Mountain (635m) in Carmarthenshire, Wales

Garreg Las is a subsidiary summit of Fan Brycheiniog in the Brecon Beacons National Park (Parc Cenedlaethol Bannau Brycheiniog) in Carmarthenshire, southern Wales. Its summit sits towards the northern end of a broad north–south ridge, Esgair Hir ("long ridge"), at 635 m above sea level. The hill is sometimes referred to as Twyn Swnd.

A subsidiary top just over 1 km to the north of the main summit is Carreg yr Ogof (meaning "rock of the cave"), whose name reflects its limestone geology. Its top, at 585 m above sea level, is crowned by a trig point.

==Geology==
Garreg Las is formed from the Twrch Sandstone, a coarse sandstone (formerly known as the Basal Grit) of the Marros Group (formerly the Millstone Grit Series) which was laid down during the Carboniferous period. Wrapped around its northern and western flanks is a narrow band of Carboniferous Limestone which gives rise to a karst landscape. The Twrch Fechan Fault defines its eastern margin and brings Old Red Sandstone rocks into contact with the limestone on this flank.
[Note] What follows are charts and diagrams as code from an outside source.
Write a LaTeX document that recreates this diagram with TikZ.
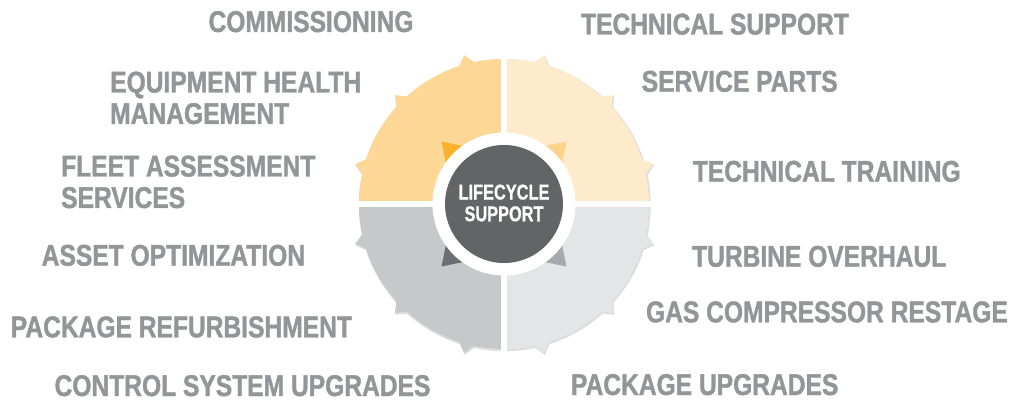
\documentclass[tikz,border=0pt]{standalone}
\usepackage{fontspec}
\newfontfamily\lblfont{Liberation Sans}[FakeStretch=0.82,FakeBold=1.3]
\newfontfamily\ctrfont{Liberation Sans}[FakeStretch=0.76,FakeBold=0.8]
\definecolor{txtgray}{HTML}{939598}
\definecolor{qTL}{HTML}{FDD796}
\definecolor{qTR}{HTML}{FEEBCC}
\definecolor{qBL}{HTML}{C7C8CA}
\definecolor{qBR}{HTML}{E4E5E6}
\definecolor{cTL}{HTML}{FBB32F}
\definecolor{cTR}{HTML}{FDD38C}
\definecolor{cBL}{HTML}{6D6E71}
\definecolor{cBR}{HTML}{A7A9AC}
\definecolor{hubgray}{HTML}{636466}
\begin{document}
\begin{tikzpicture}[x=1pt,y=1pt,
  lbl/.style={font=\lblfont\bfseries\fontsize{30}{31.5}\selectfont, text=txtgray, inner sep=0pt, align=left},
  ctrtxt/.style={font=\ctrfont\bfseries\fontsize{21.5}{21.7}\selectfont, text=white, inner sep=0pt, align=center}]
\useasboundingbox (0,0) rectangle (1011,402);
\begin{scope}[shift={(504,198)}]
  % soft shadow
  \begin{scope}[shift={(0.8,-1.2)}]
    \fill[black!13] (0,0) circle (146);
    \foreach \a in {15,45,...,345}
      \fill[black!13] (\a-3.3:145) -- (\a:155) -- (\a+3.3:145) -- cycle;
  \end{scope}
  % quadrants
  \fill[qTR] (0,0) -- (0:145) arc (0:90:145) -- cycle;
  \fill[qTL] (0,0) -- (90:145) arc (90:180:145) -- cycle;
  \fill[qBL] (0,0) -- (180:145) arc (180:270:145) -- cycle;
  \fill[qBR] (0,0) -- (270:145) arc (270:360:145) -- cycle;
  \foreach \a in {15,45,75}
    \fill[qTR] (\a-3.3:144) -- (\a:154) -- (\a+3.3:144) -- cycle;
  \foreach \a in {105,135,165}
    \fill[qTL] (\a-3.3:144) -- (\a:154) -- (\a+3.3:144) -- cycle;
  \foreach \a in {195,225,255}
    \fill[qBL] (\a-3.3:144) -- (\a:154) -- (\a+3.3:144) -- cycle;
  \foreach \a in {285,315,345}
    \fill[qBR] (\a-3.3:144) -- (\a:154) -- (\a+3.3:144) -- cycle;
  % white gaps
  \draw[white, line width=6pt] (0,162) -- (0,-162);
  \draw[white, line width=6pt] (-162,0) -- (162,0);
  % concave star corners
  \fill[cTL] (0,0) -- (0,54) .. controls (-31,56) .. (-62.5,62.5) .. controls (-56,31) .. (-54,0) -- cycle;
  \fill[cTR] (0,0) -- (0,54) .. controls (31,56) .. (62.5,62.5) .. controls (56,31) .. (54,0) -- cycle;
  \fill[cBL] (0,0) -- (0,-54) .. controls (-31,-56) .. (-62.5,-62.5) .. controls (-56,-31) .. (-54,0) -- cycle;
  \fill[cBR] (0,0) -- (0,-54) .. controls (31,-56) .. (62.5,-62.5) .. controls (56,-31) .. (54,0) -- cycle;
  % hub
  \fill[white] (0,0) circle (71.5);
  \node[circle, fill=hubgray, minimum size=118pt, inner sep=0pt] (hub) at (0,0) {};
  \node[ctrtxt] (hubtxt) at (0,1) {LIFECYCLE\\SUPPORT};
\end{scope}
% labels left
\node[lbl, anchor=base] (comm) at (311,370) {COMMISSIONING};
\node[lbl, anchor=base west] (ehm) at (110,278) {EQUIPMENT HEALTH\\MANAGEMENT};
\node[lbl, anchor=base west] (fas) at (61,194) {FLEET ASSESSMENT\\SERVICES};
\node[lbl, anchor=base] (ao) at (173.4,136.3) {ASSET OPTIMIZATION};
\node[lbl, anchor=base] (pr) at (181.4,64.7) {PACKAGE REFURBISHMENT};
\node[lbl, anchor=base] (csu) at (242.5,6) {CONTROL SYSTEM UPGRADES};
% labels right
\node[lbl, anchor=base] (ts) at (715,367.5) {TECHNICAL SUPPORT};
\node[lbl, anchor=base] (sp) at (739.7,310.3) {SERVICE PARTS};
\node[lbl, anchor=base] (tt) at (826.7,220.3) {TECHNICAL TRAINING};
\node[lbl, anchor=base] (to) at (819.2,135.3) {TURBINE OVERHAUL};
\node[lbl, anchor=base east] (gcr) at (1008,79.7) {GAS COMPRESSOR RESTAGE};
\node[lbl, anchor=base] (pu) at (704.7,7) {PACKAGE UPGRADES};
\end{tikzpicture}
\end{document}
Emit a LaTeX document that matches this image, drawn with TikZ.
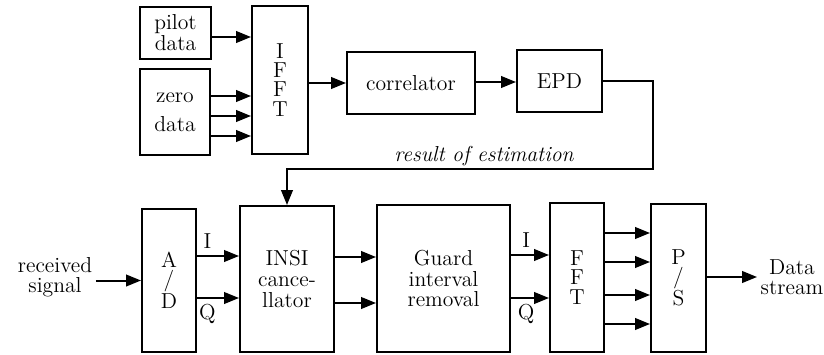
\documentclass[tikz,border=0pt]{standalone}
\usetikzlibrary{arrows.meta}
\begin{document}
\begin{tikzpicture}[x=0.6pt,y=-0.6pt,
    blk/.style={draw,line width=1.2pt,inner sep=0pt,align=center,
      font=\fontsize{13}{12.5}\selectfont},
    stk/.style={blk,font=\fontsize{13}{11.5}\selectfont},
    lbl/.style={align=center,inner sep=2pt,font=\fontsize{13}{12}\selectfont},
    arr/.style={line width=1.2pt,-{Triangle[length=9pt,width=7pt]}}]
  \useasboundingbox (0,0) rectangle (824,354);
  \node[blk,minimum width=42.6pt,minimum height=31.2pt] (pilot) at (175.5,33) {pilot\\data};
  \node[blk,minimum width=42pt,minimum height=51.6pt] (zero) at (175,112) {zero\\[5pt]data};
  \node[stk,minimum width=33.6pt,minimum height=88.8pt] (ifft) at (280,80) {I\\F\\F\\T};
  \node[blk,minimum width=76.8pt,minimum height=37.2pt] (corr) at (411,83) {correlator};
  \node[blk,minimum width=51pt,minimum height=37.2pt] (epd) at (559.5,81) {EPD};
  \node[lbl] (res) at (484,156) {\itshape result of estimation};
  \coordinate (fb) at (653,169);
  \node[lbl] (recv) at (55,277) {received\\signal};
  \node[stk,minimum width=32.4pt,minimum height=85.8pt] (ad) at (169,280.5) {A\\/\\D};
  \node[blk,minimum width=56.4pt,minimum height=87.6pt] (insi) at (287,279) {INSI\\cance-\\llator};
  \node[blk,minimum width=79.8pt,minimum height=88.2pt] (guard) at (443.5,278.5) {Guard\\interval\\removal};
  \node[stk,minimum width=32.4pt,minimum height=89.4pt] (fft) at (577,277.5) {F\\F\\T};
  \node[stk,minimum width=33pt,minimum height=88.8pt] (ps) at (678.5,278) {P\\/\\S};
  \node[lbl] (out) at (792,277) {Data\\stream};
  \draw[arr] (pilot.east |- 0,37) -- (ifft.west |- 0,37);
  \foreach \y in {96,116,136}
    \draw[arr] (zero.east |- 0,\y) -- (ifft.west |- 0,\y);
  \draw[arr] (ifft.east |- corr) -- (corr.west);
  \draw[arr] (corr.east |- 0,82) -- (epd.west |- 0,82);
  \draw[arr] (epd.east) -| (fb) -| (insi.north);
  \draw[arr] (recv.east |- ad) -- (ad.west);
  \draw[arr] (ad.east |- 0,256) -- node[lbl,above,pos=0.25,yshift=2pt] {I} (insi.west |- 0,256);
  \draw[arr] (ad.east |- 0,298) -- node[lbl,below,pos=0.25,yshift=-1pt] {Q} (insi.west |- 0,298);
  \foreach \y in {257,303}
    \draw[arr] (insi.east |- 0,\y) -- (guard.west |- 0,\y);
  \draw[arr] (guard.east |- 0,255) -- node[lbl,above,pos=0.4,yshift=2pt] {I} (fft.west |- 0,255);
  \draw[arr] (guard.east |- 0,298) -- node[lbl,below,pos=0.4,yshift=-1pt] {Q} (fft.west |- 0,298);
  \foreach \y in {233,262,295,324}
    \draw[arr] (fft.east |- 0,\y) -- (ps.west |- 0,\y);
  \draw[arr] (ps.east |- out) -- (out.west);
\end{tikzpicture}
\end{document}
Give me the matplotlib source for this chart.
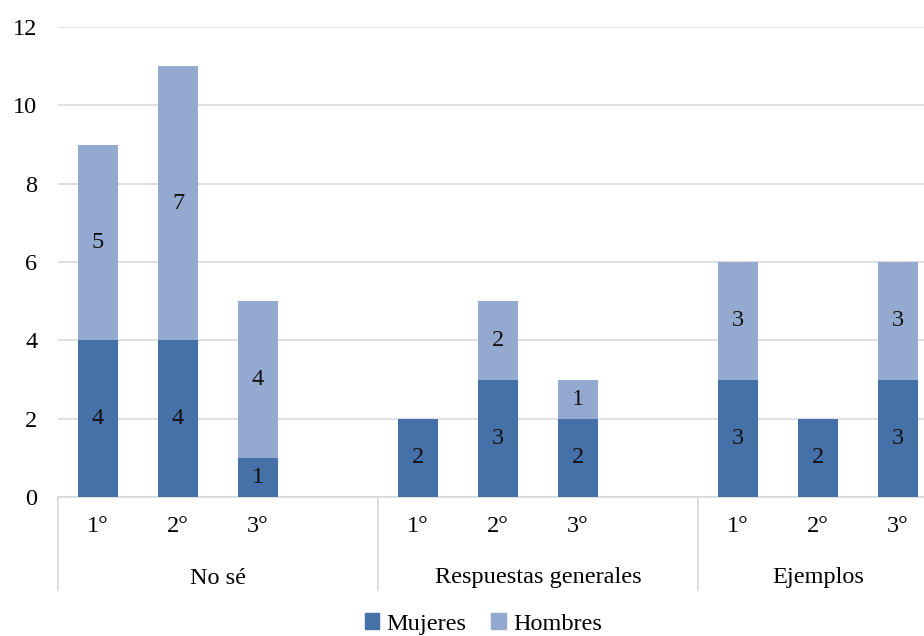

A number of major shakeholes in the Basal Grit adorn these eastern flanks, one of which, known as 'Pwll Cynrig' is flooded.

==Archaeology==
On the summit are two prehistoric cairns known as Carnau'r Garreg Las. A further cairn, known as Carn y Gigfran, lies a few hundred metres to the north of Carreg yr Ogof. They are likely to be of British Bronze Age date like so many of the stone barrows and cairns along the length of the Brecon Beacons. A round barrow on Fan Foel was excavated in 2002-4 and showed a date of about 2000 BC with two separate burials in the cairn. However, it was low and small compared with the large stone cairns. It is also likely that both cairns and barrows possess multiple interments, again like other cairns in the area. What makes them interesting is their great size of about 20 metre diameter, indicating their importance to the prehistoric local community.

==Access==
The hill is entirely classed as open country and therefore freely available to walkers. A bridleway approaches the hill from Llanddeusant to the north and is followed in part by the Beacons Way which runs from Llangadog to Abergavenny and which continues southwards over the hill.